Антропологией невозможно заниматься в пустоте. Она связана с людьми из плоти и крови. «В обществе мы видим не только идеи или правила, мы видим людей, группы и их поведение».[71]С течением времени, за те три года, когда мы сотрудничали в подготовке музея Правосудия и Наказаний, сдержанный собеседник из нашей первой встречи проявил себя живым, речистым человеком, несущим отпечаток той демонстративной словоохотливости, которую так часто отмечают у рожденных на берегах Средиземного моря. Моя открытая установка и решительный отказ от вмешательства способствовали вызреванию простых и открытых отношений. Между нами постепенно установились личностные отношения, основанные на взаимном уважении.
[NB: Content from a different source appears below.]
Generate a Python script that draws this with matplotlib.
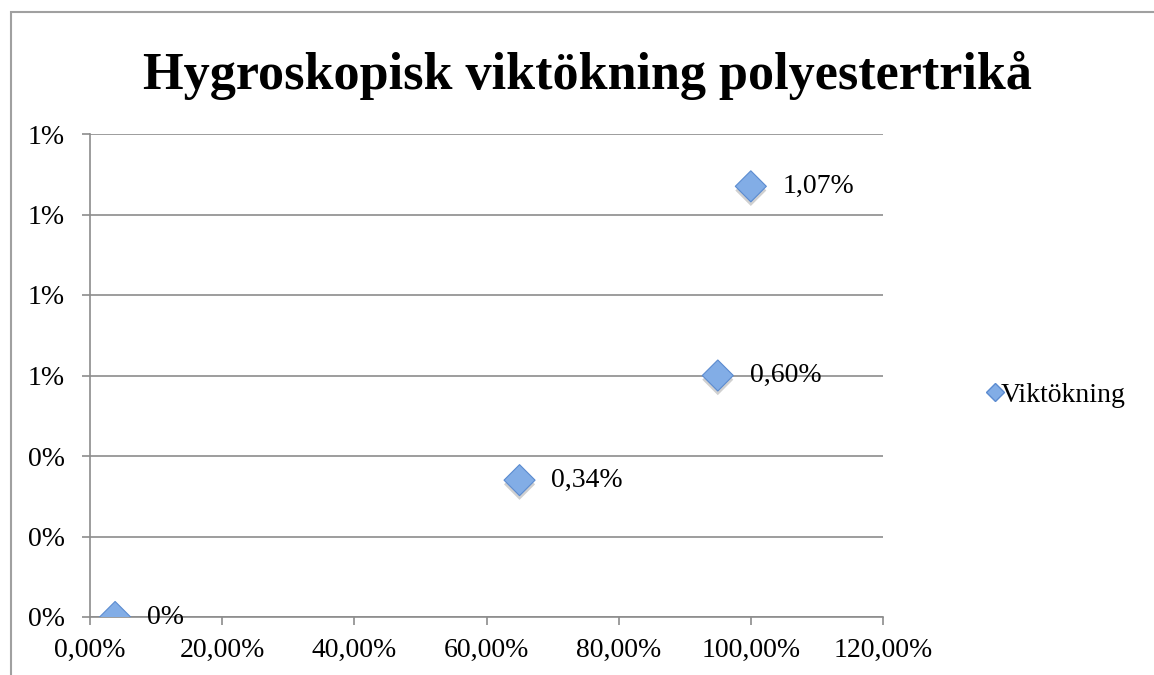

За эти десять лет я незаметно вошел в круг близких Фернана Мейссонье. Я бывал приглашен на семейные праздники и принимал эти приглашения. Он приходил в мой дом. Мы вместе провели 1 января 2002 года. И если Фернан Мейссонье стал говорить со мной, это происходило вследствие его убежденности в том, что я понимал его позицию. Он знал, что я его не судил.

Работа

Таким образом, этот труд является итогом более чем десятилетней работы (1991–2002), которую можно было бы грубо разделить на следующие этапы: три года сближения; два года «сбора урожая»; три года оформления; два года написания. На самом деле работа никогда не была так разграничена.

Жизнь всегда — слава Богу — переходит все границы, которые обеспокоенная логика пытается очертить. «Человеческая жизнь (…) ни в коем случае не может быть ограничена закрытыми системами, которые навязываются ей рациональными концепциями».[72]

Наша работа была намеренно интерактивной, оставляя возможность бесконечного возвращения к сказанному и углубления темы, которые Фернан Мейссонье осуществлял по ходу развития наших отношений на протяжении долгих лет общения. Хорошо зная, что украсть речь у человека даже во имя самой этой речи значит совершить символическое убийство,[73]я сделал так, что Фернан Мейссонье всегда имел возможность контролировать «производство» и смысл его собственной речи. Действительно, надо было найти утерянное или неосуществившееся слово.[74]Собственно аудиозапись, составляющая эмпирическую основу работы, длилась год, с лета 1993 по весну 1994.[75]Затем началась фаза «письменного изложения».